バスを待つ間の雑談
杷木のバス停で天神行きの高速バスを待っていると、知らない女性から話しかけられた。
「おたくは、どこまで乗るんですか?」
私は「筑紫野です」と答えた。
ただの暇つぶしの雑談だと思い、私は答えた。
「あなたは何の用事でここへ?」
「そこのピアノ教室に来ているんです」
「バスで通っているんですか?」
「はい」
「うちの子もピアノ買って習っているんですが、あんまり練習はしてないみたい。やっぱり毎日練習はした方が良いのでしょ?」
「・・・毎日した方がいいんでしょうね」
私は質問に答えるばかり。
発表会の時期についても訊かれた。聞かれるがままに答えたのだが、相手の言葉で一つピンとこない言葉があり心に引っかかった。
私はヤマハの教室に通っているのだが、その方のお孫さんであろう子どもは「とうほう学園」で習っているとのこと。
後でとうほう学園を調べた。
とうほう学園は、多分「桐朋学園」だろう。小学部からあるようだ。プロを目指すような人が通う名門。
新垣隆さんの母校。
その女性には、名門桐朋学園でピアノを学ぶお孫さんがいるのだな。
昨日の雑談で、「スゴイですね」と言えたら良かったな・・・。分からなくて反応できなかった。

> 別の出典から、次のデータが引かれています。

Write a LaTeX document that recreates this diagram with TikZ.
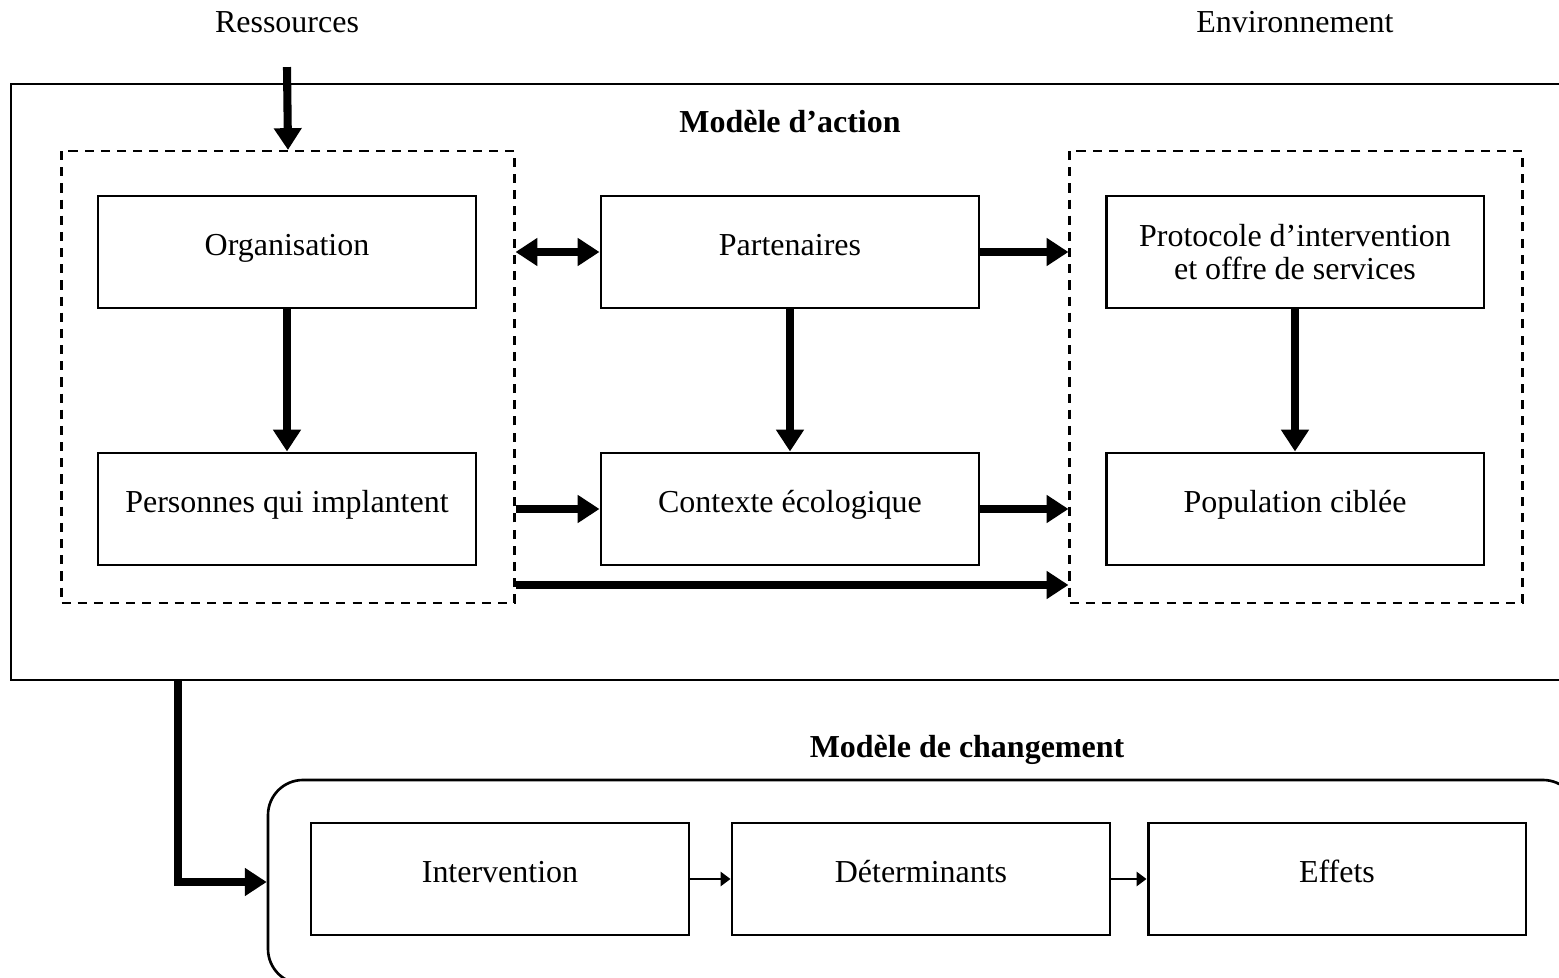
\documentclass[tikz,border=0pt]{standalone}
\usepackage{fontspec}
\setmainfont{Liberation Serif}
\usepackage{tikz}
\usetikzlibrary{arrows.meta, positioning}

\begin{document}
\begin{tikzpicture}[x=0.1mm, y=-0.1mm, font=\fontsize{9.1}{9.6}\selectfont,
    blk/.style={draw, line width=0.85pt, minimum width=3.78cm, minimum height=1.12cm, inner sep=0pt, align=center, text height=6pt, text depth=4pt},
    grp/.style={draw, dashed, dash pattern=on 2.6pt off 2pt, line width=0.6pt, minimum width=4.53cm, minimum height=4.52cm, inner sep=0pt},
    big/.style={-{Triangle[length=6.2pt, width=7.6pt]}, line width=2.3pt},
    thin/.style={-{Triangle[length=2.8pt, width=4pt]}, line width=0.6pt}]
    \useasboundingbox (0,0) rectangle (1559,978);
    % outer frames
    \node[draw, line width=0.75pt, minimum width=15.6cm, minimum height=5.96cm, inner sep=0pt] (action) at (791,382) {};
    \node[draw, line width=0.75pt, rounded corners=0.35cm, minimum width=13.1cm, minimum height=2.04cm, inner sep=0pt] (chg) at (923,882) {};
    \node (res) at (287,22) {Ressources};
    \node (env) at (1295,22) {Environnement};
    \node[font=\fontsize{9.1}{9.6}\selectfont\bfseries] (titact) at (790,122) {Modèle d’action};
    \node[font=\fontsize{9.1}{9.6}\selectfont\bfseries] (titchg) at (967,750) {Modèle de changement};
    % groupes
    \node[grp] (left)  at (288,377) {};
    \node[grp] (right) at (1296,377) {};
    \node[blk] (orga) at (287,252)  {Organisation};
    \node[blk] (pers) at (287,509)  {Personnes qui implantent};
    \node[blk] (part) at (790,252)  {Partenaires};
    \node[blk] (ctx)  at (790,509)  {Contexte écologique};
    \node[blk, text height={}, text depth={}] (prot) at (1295,252) {Protocole d’intervention\\et offre de services};
    \node[blk] (pop)  at (1295,509) {Population ciblée};
    \node[blk] (inter) at (500,879)  {Intervention};
    \node[blk] (det)   at (921,879)  {Déterminants};
    \node[blk] (eff)   at (1337,879) {Effets};
    % flèches
    \draw[big] ([yshift=-2.2mm]res.south) -- (left.north);
    \draw[big] (orga) -- (pers);
    \draw[big] (part) -- (ctx);
    \draw[big] (prot) -- (pop);
    \draw[big, {Triangle[length=6.2pt, width=7.6pt]}-{Triangle[length=6.2pt, width=7.6pt]}] (left.east |- part.west) -- (part.west);
    \draw[big] (part.east) -- (right.west |- part.east);
    \draw[big] (left.east |- ctx.west) -- (ctx.west);
    \draw[big] (ctx.east) -- (right.west |- ctx.east);
    \coordinate (lo) at (left.east |- 0,585);
    \draw[big] (lo) -- (right.west |- lo);
    \coordinate (down) at (178,680);
    \draw[big] (down) |- (chg.west);
    \draw[thin] (inter) -- (det);
    \draw[thin] (det) -- (eff);
  \end{tikzpicture}
\end{document}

桐朋学園の小学校に入学するときに、40万円振り込まなくてはならないのだと知り、私立の小学校に通えるというだけでもスゴイことだなと思った。財力があるんだから・・・スゴイ。
自分と比べる必要はないのだが、自分にはできないことだと比べてしまった。
ちょっと寂しい気持ちになった。
ふと、ネットの掲示板で関東地方に住む女性とやり取りしたのを思い出した。
彼女は、私の子どもの学校が公立なのか私立なのか尋ねてきた。私は公立だと答えた。
彼女の子どもは私立だと言った。
中学受験はしないのかと訊かれ、しないと答えるとやり取りは途絶えたと記憶している。
価値観が違うから親しいやり取りにならなかったのだろう。
そういえば、私立の小学校が昔より増えてるなあ。
どんな人がどんな価値観を持って子どもを通わせるのだろう。
公立と言ったら見下されたように感じた掲示板のやり取りを思い出したが、実際のところ、やはり、公立では得られないものを求めて私立に行くのだろう。
図書館で借りた家事関係の本で、たまにキレイに洗濯された子どもの制服の写真を見ることがあるが、私立の小学校なんだろうと思うのだ。そして、少し反感を抱いてしまう自分だ。
バス停での雑談で、「うちは桐朋学園・・」と言われたときに、意味が分からなくて良かったかもしれない。分かっていたら、私は眉間に皺を寄せていたかも。言葉では「スゴイですね」と言ったとしても、表情は違うものになるだろう。
どうやら、私は貧富の差を感じて妬む心の癖があるようだ。